Una promesa firmada por más de 190 países para proteger el 30% del océano antes de 2030 está peligrosamente lejos de cumplirse. A cinco años de la fecha límite, apenas el 8% del océano global cuenta con algún tipo de protección, y menos del 3% está totalmente resguardado. La meta conocida como 30x30 no es solo una cifra simbólica: es una línea de defensa vital frente al colapso ecológico y pesquero que amenaza al planeta. ¿Qué estamos esperando?

Las Áreas Marinas Protegidas (AMPs) son, según la ciencia, una de las herramientas más eficaces para restaurar la vida marina. Pero en la práctica, los avances son lentos, desiguales y, en muchos casos, superficiales. “Sabemos que funcionan, lo que no estamos haciendo es implementarlas con la urgencia requerida”, advirtió recientemente Enric Sala, explorador de National Geographic y asesor científico del documental Ocean de David Attenborough.

¿Por qué, entonces, seguimos sin proteger el océano como se merece? Hay tres grandes barreras: desconocimiento, burocracia y falta de visión económica.

Primero, la ignorancia colectiva. El océano sigue siendo, para muchos, un territorio invisible. Fuera de la vista, fuera de la mente. Pero está en crisis: la sobrepesca, el turismo intensivo, el cambio climático y la contaminación están desmoronando sus ecosistemas. En lugares como el Firth of Clyde, en Escocia, o la Bahía de Gökova, en Turquía, la desaparición de especies comerciales devastó comunidades enteras. Solo cuando se establecieron AMPs estrictas comenzó la recuperación.

Segundo, la trampa burocrática. En muchos países, incluidos México, las comunidades no tienen poder legal para crear o gestionar reservas, porque la toma de decisiones está centralizada. Y aun cuando se establecen zonas protegidas, muchas son parques de papel: existen en el mapa, pero permiten prácticas destructivas como la pesca de arrastre de fondo, o carecen de vigilancia.

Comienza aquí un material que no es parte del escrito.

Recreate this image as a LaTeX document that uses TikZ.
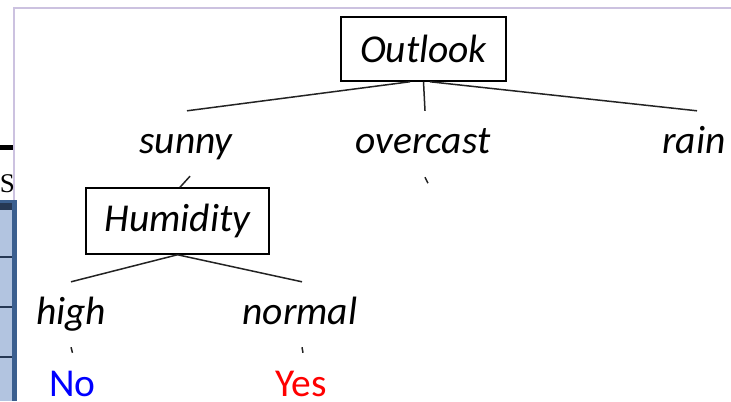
\documentclass[tikz,border=0pt]{standalone}
\usepackage{fontspec}
\setmainfont{Carlito}
\newfontfamily\timesfont{Liberation Serif}
\usetikzlibrary{calc}
\definecolor{framelilac}{RGB}{204,194,224}
\definecolor{cellblue}{RGB}{178,196,224}
\definecolor{cellborder}{RGB}{59,95,143}
\definecolor{cellline}{RGB}{38,56,84}
\definecolor{edgegray}{RGB}{35,35,35}
\tikzset{
  attr/.style={draw, line width=1.5bp, inner sep=0pt, font=\fontsize{39.5bp}{41bp}\selectfont\itshape},
  val/.style={inner sep=0pt, anchor=base, text height=42bp, text depth=23bp, font=\fontsize{39.5bp}{41bp}\selectfont\itshape},
  leaf/.style={inner sep=0pt, anchor=base, text height=43bp, text depth=0pt, font=\fontsize{39.5bp}{41bp}\selectfont},
  edge/.style={draw=edgegray, line width=1.5bp}
}

\begin{document}
\begin{tikzpicture}[x=1bp, y=-1bp]
\useasboundingbox (0,0) rectangle (731,401);
\draw[framelilac, line width=2bp] (14,401) -- (14,8) -- (731,8);
\fill (0,145) rectangle (13,150);
\begin{scope}
\clip (0,160) rectangle (13,200);
\node[anchor=base east, inner sep=0pt, font=\timesfont\fontsize{27bp}{28bp}\selectfont] (as) at (15,192) {AS};
\end{scope}
\fill[cellblue] (0,200) rectangle (17,401);
\fill[cellborder] (0,200) rectangle (17,203);
\fill[cellborder] (12,200) rectangle (17,401);
\fill[cellline] (0,203) rectangle (12,210);
\foreach \y in {256,306,356}
  \fill[cellline] (0,\y) rectangle (12,\y+2);

\node[attr, minimum width=165bp, minimum height=64bp] (outlook) at (423.5,49) {Outlook};
\node[val] (sunny) at (186,153) {sunny};
\node[val] (overcast) at (423,153) {overcast};
\node[val] (rain) at (694,153) {rain};
\node[attr, minimum width=183bp, minimum height=66bp] (humidity) at (177.5,221) {Humidity};
\node[val] (high) at (71,324) {high};
\node[val] (normal) at (300,324) {normal};
\node[leaf, text=blue] (no) at (72.5,396) {No};
\node[leaf, text=red] (yes) at (301,396) {Yes};

\draw[edge] ($(outlook.south)+(-13.5,0)$) -- ($(sunny.north)+(1,0)$);
\draw[edge] (outlook.south) -- ($(overcast.north)+(2,0)$);
\draw[edge] ($(outlook.south)+(6.5,0)$) -- ($(rain.north)+(3,0)$);
\draw[edge] ($(overcast.south)+(2,1)$) -- ($(overcast.south)+(5,7)$);
\draw[edge] ($(sunny.south)+(4,0)$) -- ($(humidity.north)+(2.5,0)$);
\draw[edge] (humidity.south) -- (high.north);
\draw[edge] (humidity.south) -- ($(normal.north)+(2,0)$);
\draw[edge] (high.south) -- (no.north);
\draw[edge] ($(normal.south)+(2,0)$) -- ($(yes.north)+(2,0)$);
\end{tikzpicture}
\end{document}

En México, por ejemplo, el 25% de la superficie marina está bajo alguna figura de protección, pero solo una fracción tiene restricciones reales. Es decir, protegemos sin proteger.

Tercero, el mito económico. Se piensa que las AMPs son un lujo ambiental, un freno al desarrollo. Pero los datos desmienten esa percepción. En España, una reserva de un kilómetro cuadrado genera 25 veces más ingresos por turismo de buceo que la pesca que antes se practicaba ahí. En Turquía, los ingresos de pescadores artesanales se cuadruplicaron tras la implementación de una reserva bien gestionada. En México, el turismo de buceo genera 725 millones de dólares anuales, más que toda la pesca industrial y artesanal combinada, según el proyecto Atlas Aquatica.

Entonces, ¿por qué no hacemos más? Porque falta liderazgo, pero sobre todo, porque aún no hemos entendido que proteger el océano es proteger nuestras economías, nuestra alimentación y nuestra resiliencia climática.

Proyectos como Revive Our Ocean, con participación de científicos como Octavio Aburto, de Atlas Aquatica, están impulsando un modelo diferente: uno que inspira, capacita y equipa a las comunidades para proteger sus “traspatios marinos”. Con historias de éxito y herramientas concretas, están demostrando que no solo es posible, sino rentable y urgente.

Proteger el mar no es un capricho de ambientalistas. Es una apuesta por la vida. Es tiempo de dejar de ver el océano como un recurso sin límites y empezar a verlo como lo que es: un sistema vital al borde del colapso, cuya recuperación empieza por una decisión política.